Lisa Keen, Keen News Service
SAN FRANCISCO –
Famed attorney Ted Olson told a 9th Circuit U.S. Court of Appeals panel Monday that the reason proponents of Proposition 8 have proffered to justify their ban on same-sex marriage is “nonsense.”
That reason, Olson said, reading from a page in the argument brief filed by attorneys for the Yes on 8 coalition which promoted passage of California’s ban on same-sex marriage, was that same-sex marriage “will make children prematurely preoccupied with issues of sexuality.”
“If believed,” Olson said, “that would justify the banning of comic books, television, video games, and even conversations between children.”
That was not exactly the reason Yes on 8 proffered during their successful 2008 campaign to amend the state constitution to ban same-sex marriage. Back then, the primary reason, Olson noted, was “protecting children” from the notion that marriage between same-sex couples was okay.
So, what should the court consider as the reason to deny same-sex couples the right to marry, asked Judge Michael Hawkins.
“Should we look just at the record in the district court,” he asked, or should we “imagine whether there is any conceivable rational basis” to ban gays from marriage?
Olson urged the court not to use its own imagination to figure out whether there might be any conceivable rational reason, but to look at the reasons proffered by the Yes on 8 proponents and to determine whether they “make sense” and whether they are “motivated by fear” or a dislike of gay people.
“Protecting our children,” said Olson, “is not a rational basis. It’s based on the idea there’s something wrong with” gay people.
Both Olson and his legal counterpart, Charles Cooper, argued with greater passion and animation during Monday’s argument before the federal appeals court than they did in January and June before U.S. District Court Judge Vaughn Walker. It was Walker’s ruling in August – that California’s ban on same-sex marriage violated the U.S. Constitution – that brought them to the appeals court in San Francisco Dec. 6. Unlike at the district court trial, where the U.S. Supreme Court forbid any television or web broadcast, the appeals proceedings were carried live on national television by C-SPAN and several California stations. Demonstrators crowded outside the federal building in San Francisco under the watchful eye of federal protection service officers.
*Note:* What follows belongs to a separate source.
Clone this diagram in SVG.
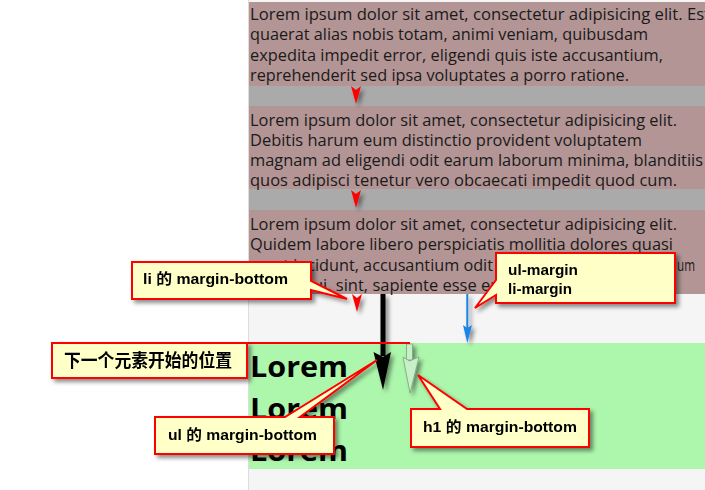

And interested observers and journalists packed the courtroom and watched broadcasts all over the country.
Any pre-courtroom second-guessing that observers may have harbored over the political leanings of the three judges seemed to be put to rest fairly quickly, as the judges vigorously challenged each side’s arguments on both matters before the court – Yes on 8 and Imperial County’s legal qualification (standing) to appeal and the validity of Walker’s declaration that Proposition 8 violates the Equal Protection and Due Process clauses of the 14th Amendment to the U.S. Constitution.
Judge N. Randy Smith, an alum of the Mormon-run Brigham Young University, came out swinging hard questions for Cooper over Yes on 8’s claim to have legal standing to press the appeal.
The three judges were also tough in questions about the merits of Judge Walker’s decision. As Cooper attempted to read from his prepared statement, Judge Hawkins interrupted almost immediately to ask him whether voters have the right to reinstitute segregation in public schools.
“No,” said Cooper.
“Why not?” asked Hawkins.
“Because it would be inconsistent with the U.S. Constitution,” said Cooper.
“As interpreted by the U.S. Supreme Court,” interjected Hawkins.
“Yes,” conceded Cooper.
But in 1870, the U.S. Supreme Court probably would not have interpreted the constitution to forbid segregation, would it? asked Hawkins.
Cooper conceded that was probably true.
“Well, how is this different?” asked Hawkins.
When Cooper tried to argue that society has a rational interest in the creation of children and in promoting responsible procreation to ensure that children are adequately cared for, Judge Reinhardt suggested that might be a “good argument for prohibiting divorce.”
Judge Smith jumped in to challenge Cooper on this point, too. He noted that California domestic partnership laws provide same-sex couples with all the same benefits and rights to marriage, including those involving child-rearing. What is the rational reason for denying same-sex couples the designation of the word marriage, he wondered.
Gay legal activists seemed pleased with how the arguments went Monday.
Evan Wolfson, head of the national Freedom to Marriage Project, said that, overall “it looks promising, both on standing and on the merits.”
Jenny Pizer, head of Lambda Legal Defense’s Marriage Project, said she wouldn’t be surprised if the panel’s eventual ruling includes “multiple decisions” on how they reached the same outcome “with different reasonings.”
“And if they conclude Prop 8 is invalid while disagreeing about the details of why,” said Pizer, “that may be just fine.”
The panel is expected to render its decision on both the standing issue and the constitutionality of Proposition 8 within a few months. Boies speculated during a post-argument press conference that the earliest the panel would likely render a decision is early next year and the earliest the case might be heard by the Supreme Court – during its almost inevitable appeal – would be 2012.